We know and expect these outcomes because the inventor, maker, and user of this tool were all the same person.

Fast forward thousands of years later, that’s no longer true. We (the people who build products and services in any context) have put distance between the inventor, maker, and user.

Put simply, distance = risk. Risk that people don’t want, like, use, trust, or derive value from the product. When we make product decisions, we can’t always intuit that they’re the perfect decision for our end user (like our prehistoric ancestors could).

This is the classic catchphrase of all human-centered design practitioners*: we’re often not the end user of the products and services we create. To reduce that risk, those same HCD practitioners (and any good UX researcher) will tell you to get as close as possible to your end users.

But here’s the rub — even when we get close to our end user, we won’t eliminate all the risk. We can’t perfectly predict how all users will behave all the time. Moreover, we don’t have endless time or money to spend on testing, and our users have limited time to spend with us. So, we have to get really good at reducing as much risk as possible in as little time as possible — and be comfortable with any amount of risk that remains for the product and experience decisions we make.

This is not a conundrum specific to Oscar. I’ve worked at a few health tech companies and feel confident in saying that we’re all dealing with risk and doing our best to steward research effort and time thoughtfully. I’ve also worked for companies where research teams are small, so we have to be scrappy and educate more people (product managers, designers, etc.) to think like researchers.
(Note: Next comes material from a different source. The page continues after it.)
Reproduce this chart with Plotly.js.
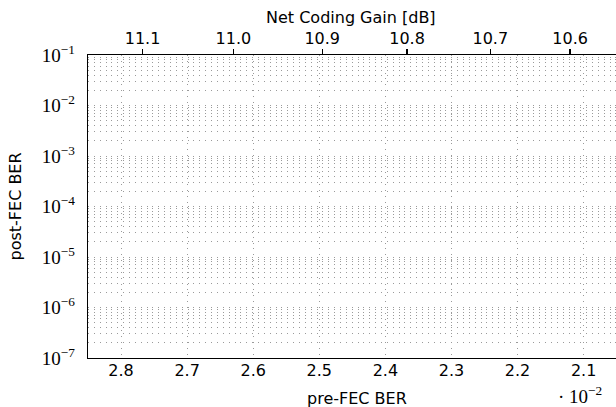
<!DOCTYPE html>
<html>
<head>
<meta charset="utf-8">
<script src="https://cdn.plot.ly/plotly-3.0.1.min.js"></script>
<style>
  html, body { margin: 0; padding: 0; background: #fff; }
  #chart { width: 616px; height: 407px; }
</style>
</head>
<body>
<div id="chart"></div>
<script>
// pre-FEC BER axis (values in units of 1e-2), drawn right-to-left
const preFecRange = [2.85, 2.051];
const preFecTicks = [2.8, 2.7, 2.6, 2.5, 2.4, 2.3, 2.2, 2.1];
const preFecTickText = ['2.8', '2.7', '2.6', '2.5', '2.4', '2.3', '2.2', '2.1'];

// Net coding gain labels and the pre-FEC BER (1e-2) where each one falls
const ncgLabels = ['11.1', '11.0', '10.9', '10.8', '10.7', '10.6'];
const ncgAtPreFec = [2.7675, 2.630, 2.4956, 2.3672, 2.2412, 2.1204];

// post-FEC BER decades shown on the log axis
const postFecDecades = [-1, -2, -3, -4, -5, -6, -7];
const postFecRange = [-7, -1];
const minorMantissas = [2, 3, 4, 5, 6, 7, 8, 9];

const postFecTickVals = postFecDecades.map(e => Math.pow(10, e));
const postFecTickText = postFecDecades.map(e => '10<sup>\u2212' + Math.abs(e) + '</sup>');
const postFecMinor = [];
postFecDecades.slice(1).forEach(e => {
  minorMantissas.forEach(m => postFecMinor.push(m * Math.pow(10, e)));
});

const sans = 'DejaVu Sans, sans-serif';
const serif = 'Liberation Serif, serif';
const dots = '1px,4.86px';
const gridCol = '#9a9a9a';

const traces = [
  { x: [], y: [], type: 'scatter', mode: 'lines', xaxis: 'x', yaxis: 'y', showlegend: false, hoverinfo: 'skip' },
  { x: [], y: [], type: 'scatter', mode: 'lines', xaxis: 'x2', yaxis: 'y', showlegend: false, hoverinfo: 'skip' }
];

const layout = {
  width: 616,
  height: 407,
  margin: { l: 88, r: 0, t: 55, b: 49, pad: 0 },
  paper_bgcolor: '#ffffff',
  plot_bgcolor: '#ffffff',
  showlegend: false,
  xaxis: {
    range: preFecRange,
    tickmode: 'array',
    tickvals: preFecTicks,
    ticktext: preFecTickText,
    ticks: 'inside',
    ticklen: 0.1,
    ticklabelposition: 'outside',
    ticklabelstandoff: -3,
    showline: true,
    linecolor: '#000',
    linewidth: 1.3,
    showgrid: true,
    gridcolor: gridCol,
    gridwidth: 1,
    griddash: dots,
    zeroline: false,
    tickfont: { family: sans, size: 16, color: '#000' }
  },
  xaxis2: {
    overlaying: 'x',
    side: 'top',
    anchor: 'y',
    range: preFecRange,
    tickmode: 'array',
    tickvals: ncgAtPreFec,
    ticktext: ncgLabels,
    ticks: 'outside',
    ticklen: 5,
    tickwidth: 1.3,
    tickcolor: '#000',
    ticklabelstandoff: -2,
    showline: true,
    linecolor: '#000',
    linewidth: 1.3,
    showgrid: false,
    zeroline: false,
    tickfont: { family: sans, size: 16, color: '#000' }
  },
  yaxis: {
    type: 'log',
    range: postFecRange,
    tickmode: 'array',
    tickvals: postFecTickVals,
    ticktext: postFecTickText,
    ticks: '',
    ticklabelstandoff: 8,
    showline: true,
    linecolor: '#000',
    linewidth: 1.3,
    showgrid: true,
    gridcolor: gridCol,
    gridwidth: 1,
    griddash: dots,
    zeroline: false,
    tickfont: { family: serif, size: 19, color: '#000' },
    minor: {
      tickmode: 'array',
      tickvals: postFecMinor,
      ticks: '',
      showgrid: true,
      gridcolor: gridCol,
      gridwidth: 1,
      griddash: dots
    }
  },
  annotations: [
    {
      text: 'Net Coding Gain [dB]', xref: 'paper', yref: 'paper',
      x: 0.499, y: 1, yshift: 38, xanchor: 'center', yanchor: 'middle',
      showarrow: false, font: { family: sans, size: 16, color: '#000' }
    },
    {
      text: 'pre-FEC BER', xref: 'paper', yref: 'paper',
      x: 0.509, y: 0, yshift: -40, xanchor: 'center', yanchor: 'middle',
      showarrow: false, font: { family: sans, size: 16, color: '#000' }
    },
    {
      text: 'post-FEC BER', xref: 'paper', yref: 'paper',
      x: 0, xshift: -73, y: 0.5, xanchor: 'center', yanchor: 'middle',
      textangle: -90,
      showarrow: false, font: { family: sans, size: 16, color: '#000' }
    },
    {
      text: '\u00b7 10<sup>\u22122</sup>', xref: 'paper', yref: 'paper',
      x: 1, xshift: -12, y: 0, yshift: -37, xanchor: 'right', yanchor: 'middle',
      showarrow: false, font: { family: serif, size: 19, color: '#000' }
    }
  ]
};

Plotly.newPlot('chart', traces, layout, { staticPlot: true, displayModeBar: false });
</script>
</body>
</html>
Our research team here is also small (though mighty!). But our questions are big, and our time is limited. It’s critical to identify the right question and the best (most efficient) way to explore it.

In research, we explore our questions with research methods. We might use qualitative methods, like in-depth interviews, or quantitative methods, like surveys. Preferably, we will use a few methods and layer the insights from them together, but it is very important to pick the right research method for the questions you’re exploring. Cue the UX Research Methods Map.

We created the Methods Map as a “first line of defense” to guide our teams as they explored new questions, assumptions, and hypotheses. At its core, the map is a decision tree that helps us consider the decisions we are trying to make, the types of questions we’re asking, and the amount of time we have to ask them. We see the Methods Map as a tool to democratize research within the Product organization. Think of it as a shortcut to making good choices about how to learn.

Like any good research project, it starts by constructing a research question. User research questions should guide every aspect of your study — who you recruit, the method you use, the analysis you perform, and even the results you share with stakeholders. By keeping the foundation of our study centered upon questions (instead of hypotheses), we open ourselves up to any answer and result we might find.

Layer by layer, the Methods Map helps guide you to the best method to explore your research question. The final result provides a description of the ideal method and the best way to get started.

Let’s pressure test it, shall we? Suppose, we’re considering moving into suburban markets, but we’ve built our digital tools primarily with urban users in mind. Specifically, we want to know the factors that are important to suburban members when searching for new providers. Our research question might look something like this — “What factors are important to members in suburban areas when searching for new providers?”

This is by no means perfect. There are always exceptions to every best practice. But we think this is a good start, and, importantly, the research team didn’t draft this from our own brains and ship it to other team members. We took a page out of our own book — beginning with discovery sessions to determine what we needed to build and performing quasi-usability studies to ensure we were building the right thing the right way.

In our work, we regularly make decisions that shape our members’ health and well-being, sometimes even their livelihood. We need to ask the right questions and diligently explore them with our end users, so we can give our members the healthcare they deserve. The Methods Map is one of the latest steps we’ve taken as a team to honor this commitment.

*Human-centered design (HCD) is a methodology that places the user at the heart of the design process. It seeks to deeply understand users’ needs, behaviors and experiences to create effective solutions catering to their unique challenges and desires. (Interaction Design Foundation)

Madi Shultz is a User Experience Researcher at Oscar, using empathy, rigor, and applied research methods to honor the needs of our end users and de-risk product decisions across member and provider experiences.